Purpose. This study aims to quantify the water resources change, identify the main challenges and provide management suggestions in the water-stressed Yellow River Basin under the changing environment.
Key issues. Under the impacts of climate change and strong human activities, the water resources situation in the Yellow River Basin (795000 km2) has greatly changed. The existing main issues include: 1) the annual average runoff at the Tongguan gauge station since 2010 has decreased by 34% compared with that from 1919 to 1959, and the sediment has decreased by 94%; 2) the continuously-increased socio-economic water use has caused insufficient environment flow in rivers and groundwater overexploitation; 3) the urbanization progress since 1980s has led to urban inundation and water quality deterioration problems. It is highly desired to quantify and attribute the water resources decrease and to study the adaptive strategies of water resources management.

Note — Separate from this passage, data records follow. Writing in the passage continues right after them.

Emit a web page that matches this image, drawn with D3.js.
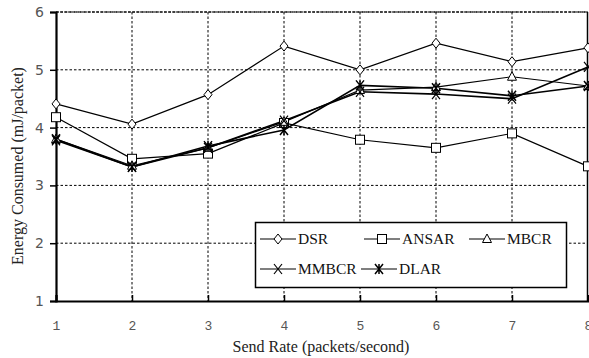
<!DOCTYPE html>
<html lang="en">
<head>
<meta charset="UTF-8">
<title>Energy Consumed</title>
<style>
    body { margin: 0; background: #fff; }
    svg { display: block; }
    .grid line { stroke: #000; stroke-width: 1; stroke-dasharray: 2.5,2; }
    .ytick text { font: 14px "DejaVu Sans", sans-serif; fill: #555; }
    .xtick text { font: 13px "Liberation Mono", monospace; fill: #555; }
    .title { font: 16px "Liberation Serif", serif; fill: #222; }
    .legend text { font: 15.5px "Liberation Serif", serif; fill: #111; }
</style>
</head>
<body>
<script src="https://cdnjs.cloudflare.com/ajax/libs/d3/7.8.5/d3.min.js"></script>
<script>
    var sendRates = [1, 2, 3, 4, 5, 6, 7, 8];
    var yTicks = [1, 2, 3, 4, 5, 6];

    var dsr   = [4.41, 4.06, 4.57, 5.41, 5.00, 5.46, 5.14, 5.38];
    var ansar = [4.18, 3.46, 3.55, 4.08, 3.79, 3.65, 3.90, 3.33];
    var mbcr  = [3.80, 3.34, 3.65, 4.10, 4.65, 4.70, 4.88, 4.72];
    var mmbcr = [3.78, 3.32, 3.65, 4.12, 4.62, 4.58, 4.50, 5.05];
    var dlar  = [3.80, 3.32, 3.68, 3.96, 4.73, 4.68, 4.55, 4.72];

    var seriesNames = ["DSR", "ANSAR", "MBCR", "MMBCR", "DLAR"];
    var seriesData = [dsr, ansar, mbcr, mmbcr, dlar];
    var markers = ["diamond", "square", "triangle", "x", "asterisk"];

    var width = 589, height = 358;
    var plotL = 56, plotR = 588, plotT = 12, plotB = 301;

    var svg = d3.select("body").append("svg")
        .attr("width", width)
        .attr("height", height);

    var x = d3.scaleLinear().domain([1, 8]).range([plotL, plotR]);
    var y = d3.scaleLinear().domain([1, 6]).range([plotB, plotT]);

    // grid
    var grid = svg.append("g").attr("class", "grid");
    grid.selectAll(".gx").data(sendRates.slice(1, 7)).enter().append("line")
        .attr("x1", d => x(d)).attr("x2", d => x(d))
        .attr("y1", plotT).attr("y2", plotB);
    grid.selectAll(".gy").data(yTicks.slice(1)).enter().append("line")
        .attr("x1", plotL).attr("x2", plotR)
        .attr("y1", d => y(d)).attr("y2", d => y(d));

    // right border
    svg.append("line")
        .attr("x1", plotR - 0.5).attr("x2", plotR - 0.5)
        .attr("y1", plotT).attr("y2", plotB)
        .attr("stroke", "#000").attr("stroke-width", 1.5);

    // y axis
    var yAxis = d3.axisLeft(y).tickValues(yTicks).tickSize(6).tickPadding(6)
        .tickFormat(d3.format("d"));
    svg.append("g")
        .attr("class", "ytick")
        .attr("transform", "translate(" + plotL + ",0)")
        .call(yAxis)
        .call(g => g.select(".domain").attr("stroke-width", 2.2))
        .call(g => g.selectAll(".tick line").attr("stroke-width", 1.5));

    // x axis (ticks inside)
    var xAxis = d3.axisBottom(x).tickValues(sendRates).tickSize(-6).tickPadding(20)
        .tickFormat(d3.format("d"));
    svg.append("g")
        .attr("class", "xtick")
        .attr("transform", "translate(0," + plotB + ")")
        .call(xAxis)
        .call(g => g.select(".domain").attr("stroke-width", 2.2))
        .call(g => g.selectAll(".tick line").attr("stroke-width", 1.5));

    function drawMarker(g, type, cx, cy) {
        if (type === "diamond") {
            g.append("path").attr("d", "M" + cx + "," + (cy - 5) + "L" + (cx + 4) + "," + cy + "L" + cx + "," + (cy + 5) + "L" + (cx - 4) + "," + cy + "Z")
                .attr("fill", "#fff").attr("stroke", "#000").attr("stroke-width", 1);
        } else if (type === "square") {
            g.append("rect").attr("x", cx - 4.5).attr("y", cy - 4.5).attr("width", 9).attr("height", 9)
                .attr("fill", "#fff").attr("stroke", "#000").attr("stroke-width", 1);
        } else if (type === "triangle") {
            g.append("path").attr("d", "M" + cx + "," + (cy - 5) + "L" + (cx + 4.5) + "," + (cy + 3.5) + "L" + (cx - 4.5) + "," + (cy + 3.5) + "Z")
                .attr("fill", "#fff").attr("stroke", "#000").attr("stroke-width", 1);
        } else if (type === "x") {
            g.append("path").attr("d", "M" + (cx - 4) + "," + (cy - 5) + "L" + (cx + 4) + "," + (cy + 5) + "M" + (cx + 4) + "," + (cy - 5) + "L" + (cx - 4) + "," + (cy + 5))
                .attr("stroke", "#000").attr("stroke-width", 1.2);
        } else {
            g.append("path").attr("d", "M" + (cx - 4) + "," + (cy - 5) + "L" + (cx + 4) + "," + (cy + 5) + "M" + (cx + 4) + "," + (cy - 5) + "L" + (cx - 4) + "," + (cy + 5) + "M" + cx + "," + (cy - 5) + "L" + cx + "," + (cy + 5))
                .attr("stroke", "#000").attr("stroke-width", 1.5);
        }
    }

    var line = d3.line()
        .x((d, i) => x(sendRates[i]))
        .y(d => y(d));

    var plot = svg.append("g");
    seriesData.forEach(function(vals, k) {
        plot.append("path")
            .datum(vals)
            .attr("fill", "none")
            .attr("stroke", "#000")
            .attr("stroke-width", k >= 3 ? 1.6 : 1.2)
            .attr("d", line);
    });
    seriesData.forEach(function(vals, k) {
        var mg = plot.append("g");
        vals.forEach(function(v, i) {
            drawMarker(mg, markers[k], x(sendRates[i]), y(v));
        });
    });

    // top dashed border
    svg.append("line")
        .attr("x1", plotL).attr("x2", plotR)
        .attr("y1", plotT).attr("y2", plotT)
        .attr("stroke", "#000").attr("stroke-width", 1.2)
        .attr("stroke-dasharray", "3,1");

    // legend
    var lg = svg.append("g").attr("class", "legend");
    lg.append("rect")
        .attr("x", 255.5).attr("y", 222.5).attr("width", 311).attr("height", 65)
        .attr("fill", "#fff").attr("stroke", "#000").attr("stroke-width", 1.5);
    var legendPos = [[260, 239], [364, 239], [469, 239], [260, 269], [361, 269]];
    seriesNames.forEach(function(name, k) {
        var p = legendPos[k];
        lg.append("line")
            .attr("x1", p[0]).attr("x2", p[0] + 36)
            .attr("y1", p[1]).attr("y2", p[1])
            .attr("stroke", "#000").attr("stroke-width", 1.2);
        drawMarker(lg, markers[k], p[0] + 18, p[1]);
        lg.append("text")
            .attr("x", p[0] + 38).attr("y", p[1] + 5)
            .text(name);
    });

    // axis titles
    svg.append("text")
        .attr("class", "title")
        .attr("text-anchor", "middle")
        .attr("x", 321).attr("y", 352)
        .text("Send Rate (packets/second)");

    svg.append("text")
        .attr("class", "title")
        .attr("text-anchor", "middle")
        .attr("transform", "translate(23,166) rotate(-90)")
        .text("Energy Consumed (mJ/packet)");
</script>
</body>
</html>
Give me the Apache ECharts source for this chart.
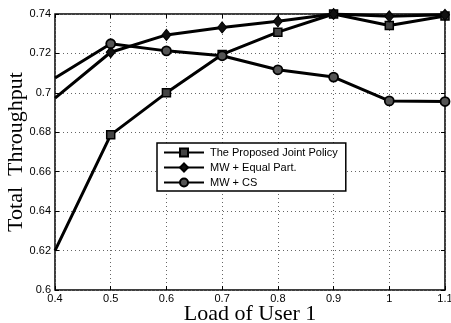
<!DOCTYPE html>
<html>
<head>
<meta charset="utf-8">
<script src="https://cdn.jsdelivr.net/npm/echarts@6/dist/echarts.min.js"></script>
<style>
  html, body { margin: 0; padding: 0; background: #fff; }
  #chart { width: 451px; height: 323px; }
</style>
</head>
<body>
<div id="chart"></div>
<script>
// load of user 1 (x axis)
var loads = [0.4, 0.5, 0.6, 0.7, 0.8, 0.9, 1.0, 1.1];
// total throughput per policy
var jointPolicy = [0.620, 0.6787, 0.700, 0.7195, 0.7308, 0.740, 0.7342, 0.739];
var equalPart   = [0.6973, 0.7206, 0.7294, 0.7332, 0.7363, 0.740, 0.7388, 0.7396];
var mwCs        = [0.7075, 0.7249, 0.7213, 0.7188, 0.7117, 0.7080, 0.6959, 0.6956];
var seriesNames = ['The Proposed Joint Policy', 'MW + Equal Part.', 'MW + CS'];

function pts(vals) {
  // first point sits on the left border, marker not shown there
  return vals.map(function (v, i) {
    var item = { value: [loads[i], v] };
    if (i === 0) item.symbol = 'none';
    return item;
  });
}

var chart = echarts.init(document.getElementById('chart'));
var tickFont = { color: '#000', fontFamily: 'Liberation Sans, Arial', fontSize: 11 };

chart.setOption({
  animation: false,
  grid: {
    left: 55, right: 6, top: 14, bottom: 33, outerBoundsMode: 'none', containLabel: false,
    show: true, borderColor: '#000', borderWidth: 1.5, backgroundColor: '#fff'
  },
  legend: {
    orient: 'vertical',
    left: 157, top: 143,
    itemWidth: 40, itemHeight: 10, itemGap: 4,
    padding: [4, 8, 3, 6],
    borderColor: '#000', borderWidth: 1.5, borderRadius: 0,
    backgroundColor: '#fff',
    textStyle: { color: '#000', fontFamily: 'Liberation Sans, Arial', fontSize: 11, padding: [0, 0, 0, 1] },
    data: seriesNames
  },
  xAxis: [{
    type: 'value', min: 0.4, max: 1.1, interval: 0.1,
    name: 'Load of User 1', nameLocation: 'middle', nameGap: 13, nameMoveOverlap: false,
    nameTextStyle: { color: '#000', fontFamily: 'Liberation Serif, Times New Roman', fontSize: 22 },
    axisLine: { show: false },
    axisTick: { inside: true, length: 4, lineStyle: { color: '#000' } },
    axisLabel: Object.assign({ margin: 3 }, tickFont),
    splitLine: { show: true, lineStyle: { color: '#666', type: [1, 3], width: 1 } }
  }, {
    type: 'value', min: 0.4, max: 1.1, interval: 0.1, position: 'top',
    axisLine: { show: false }, axisLabel: { show: false }, splitLine: { show: false },
    axisTick: { inside: true, length: 4, lineStyle: { color: '#000' } }
  }],
  yAxis: [{
    type: 'value', min: 0.6, max: 0.74, interval: 0.02,
    name: 'Total  Throughput', nameLocation: 'middle', nameGap: 28, nameMoveOverlap: false,
    nameTextStyle: { color: '#000', fontFamily: 'Liberation Serif, Times New Roman', fontSize: 22 },
    axisLine: { show: false },
    axisTick: { inside: true, length: 4, lineStyle: { color: '#000' } },
    axisLabel: Object.assign({ margin: 4 }, tickFont),
    splitLine: { show: true, lineStyle: { color: '#666', type: [1, 3], width: 1 } }
  }, {
    type: 'value', min: 0.6, max: 0.74, interval: 0.02, position: 'right',
    axisLine: { show: false }, axisLabel: { show: false }, splitLine: { show: false },
    axisTick: { inside: true, length: 4, lineStyle: { color: '#000' } }
  }],
  series: [{
    name: seriesNames[0], type: 'line', data: pts(jointPolicy),
    symbol: 'rect', symbolSize: 8,
    lineStyle: { color: '#000', width: 3 },
    itemStyle: { color: '#444', borderColor: '#000', borderWidth: 1.5 }
  }, {
    name: seriesNames[1], type: 'line', data: pts(equalPart),
    symbol: 'diamond', symbolSize: [9, 11],
    lineStyle: { color: '#000', width: 3 },
    itemStyle: { color: '#111', borderColor: '#000', borderWidth: 1 }
  }, {
    name: seriesNames[2], type: 'line', data: pts(mwCs),
    symbol: 'circle', symbolSize: 9,
    lineStyle: { color: '#000', width: 3 },
    itemStyle: { color: '#555', borderColor: '#000', borderWidth: 1.8 }
  }]
});
</script>
</body>
</html>
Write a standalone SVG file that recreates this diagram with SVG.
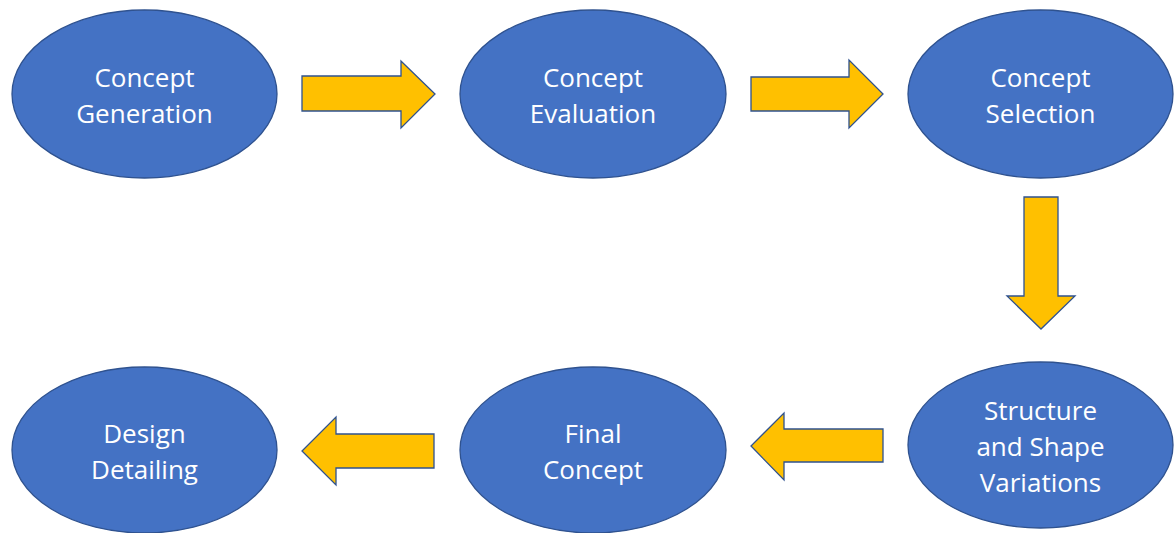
<svg xmlns="http://www.w3.org/2000/svg" width="1176" height="533" viewBox="0 0 1176 533">
  <style>
    .node ellipse { fill: #4472C4; stroke: #2F528F; stroke-width: 1.3; }
    .node text { fill: #FFFFFF; font-family: "Open Sans", "Noto Sans", sans-serif; font-size: 26px; text-anchor: middle; }
    .arrow { fill: #FFC000; stroke: #2F528F; stroke-width: 1.3; stroke-linejoin: miter; }
  </style>
  <rect width="1176" height="533" fill="#FFFFFF"/>

  <g id="concept-generation" class="node">
    <ellipse cx="144.5" cy="94" rx="132.5" ry="84"/>
    <text x="144.5" y="87">Concept</text>
    <text x="144.5" y="123">Generation</text>
  </g>
  <g id="concept-evaluation" class="node">
    <ellipse cx="593" cy="94" rx="133" ry="84"/>
    <text x="593" y="87">Concept</text>
    <text x="593" y="123">Evaluation</text>
  </g>
  <g id="concept-selection" class="node">
    <ellipse cx="1040.5" cy="94" rx="132.5" ry="84"/>
    <text x="1040.5" y="87">Concept</text>
    <text x="1040.5" y="123">Selection</text>
  </g>
  <g id="structure-shape-variations" class="node">
    <ellipse cx="1040.5" cy="445" rx="132.5" ry="83"/>
    <text x="1040.5" y="420">Structure</text>
    <text x="1040.5" y="456">and Shape</text>
    <text x="1040.5" y="492">Variations</text>
  </g>
  <g id="final-concept" class="node">
    <ellipse cx="593" cy="450" rx="133" ry="83"/>
    <text x="593" y="443">Final</text>
    <text x="593" y="479">Concept</text>
  </g>
  <g id="design-detailing" class="node">
    <ellipse cx="144.5" cy="450" rx="132.5" ry="83"/>
    <text x="144.5" y="443">Design</text>
    <text x="144.5" y="479">Detailing</text>
  </g>

  <g id="connectors">
    <!-- generation -> evaluation -->
    <polygon class="arrow" points="302,76 401,76 401,61 435,94 401,128 401,111 302,111"/>
    <!-- evaluation -> selection -->
    <polygon class="arrow" points="751,77 849,77 849,60 883,94 849,128 849,111 751,111"/>
    <!-- selection -> structure and shape variations -->
    <polygon class="arrow" points="1024,197 1058,197 1058,296 1075,296 1041,329 1007,296 1024,296"/>
    <!-- structure and shape variations -> final concept -->
    <polygon class="arrow" points="883,429 784,429 784,413 751,446 784,480 784,462 883,462"/>
    <!-- final concept -> design detailing -->
    <polygon class="arrow" points="434,434 336,434 336,417 302,451 336,485 336,468 434,468"/>
  </g>
</svg>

Methodology. The distributed hydrology model WEP with combinations of statistical analysis of hydro-meteorological data and remote-sensing data are adopted to address the above-mentioned issues. Both natural hydrological processes and water utilization processes are depicted in the model, and the observed flow series at main gauge stations are used to validate the model.
Results. The study results show that climate variation, soil conservation and water use facilities are main reasons for the water resources decrease in the basin, and six rules of water resources evolution are summarized, including surface water and groundwater change, and blue water (runoff of surface water and groundwater) and green water (utilized by ecosystem) etc. An interesting finding is the groundwater resources unrepeated with the surface water resources has obviously increased contrasting to the obvious decrease of surface water resources. Adaptive strategies for ensuring water resources security in the basin are suggested from the aspects of comprehensive water-saving, ecological sponge watershed construction, optimal water resources allocation, and legislation-institution arrangements including updating water rights allocation, water pricing, environmental flow guarantee mechanism etc.
Results implications. The study is believed to be of a referential value for policy-making in the water management in the Yellow River basin under the changing environment.